Explaining that commitment, Chief Financial Officer Pete Scott said, “If I were to choose one part of our business that has the most upside over the next two to three years, it’s our senior housing business.”

Scott and CEO Thomas Herzog noted that HCP has beefed up its senior housing team to prepare for the growing population of older adults that will change the supply / demand equation.

“The team is set, and we’re hard at work now on building out the process, procedure and information technology, and I think within the next year we will get there,” Herzog said. “We know exactly what we’d like to build, and it’s just a matter of doing the work to get there.”

The executives described a three-pronged plan to reposition the REIT’s senior housing portfolio:

1) Better balance the operator mix. “It’s never good to be dependent on a third party you can’t control,” Brinker said. HCP’s portfolio includes 26,700 senior housing units, according to a presentation the REIT prepared for the conference. The organization has reduced the concentration of Brookdale Senior Living properties in its portfolio and will keep doing so, Herzog said. (Brookdale represented 35% of NOI two years ago and now represents 17%, he said in November.) The operators dominating HCP’s senior housing portfolio right now, according to the presentation, are Brookdale, Sunrise Senior Living, Atria Senior Living, Harbor Retirement Associates and Aegis Living.

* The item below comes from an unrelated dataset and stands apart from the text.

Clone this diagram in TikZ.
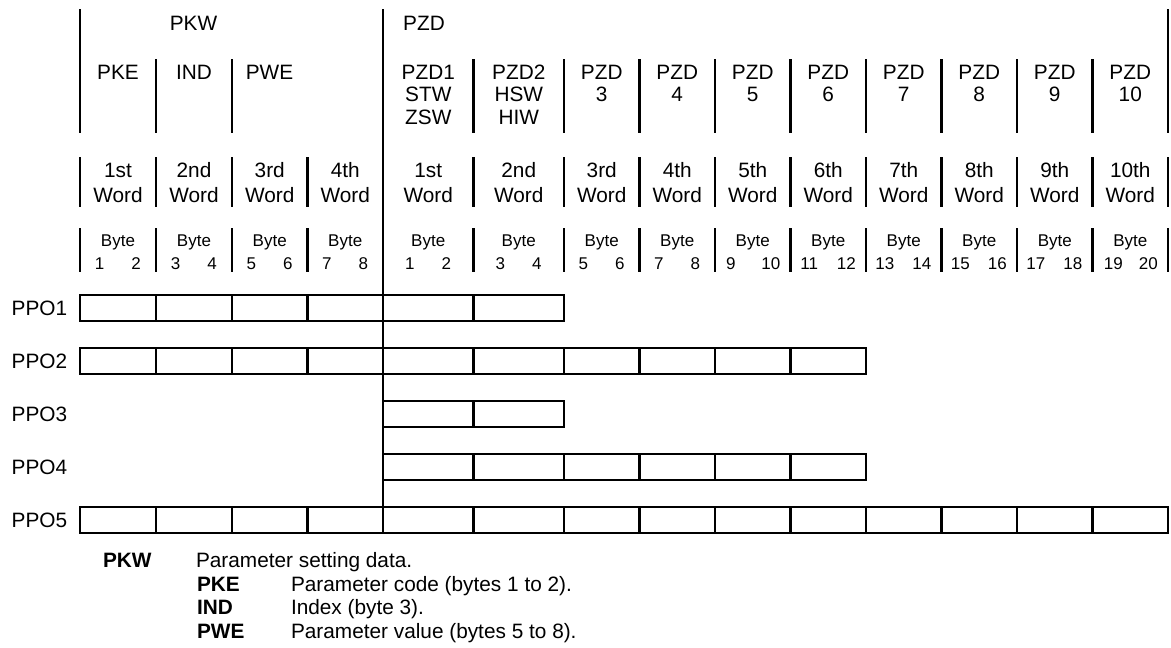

2) Improve the quality of the real estate. “The average age in our portfolio is more than 20 years old,” Brinker said. “Most of that product can still compete, but it does require a lot of capital to do so.” The REIT has sold the properties that executives didn’t think could be competitive and is redeveloping or transitioning other properties to new operators, he said. “As we look to do acquisition and development, we will try to acquire more modern properties,” Brinker said.

3) Convert more properties to SHOP from triple-net leases. “Two-thirds of our senior housing portfolio today is triple net; it’s one-third [senior housing operating portfolio],” Brinker said. “We think, over time, that will flip and the majority of that senior housing portfolio will be in the SHOP structure.” The current triple-net leased portfolio has “some really, really good assets” and some operators who may prefer to be in the SHOP portfolio, he said, adding that moving some of them would “pretty dramatically” improve the quality of the SHOP portfolio.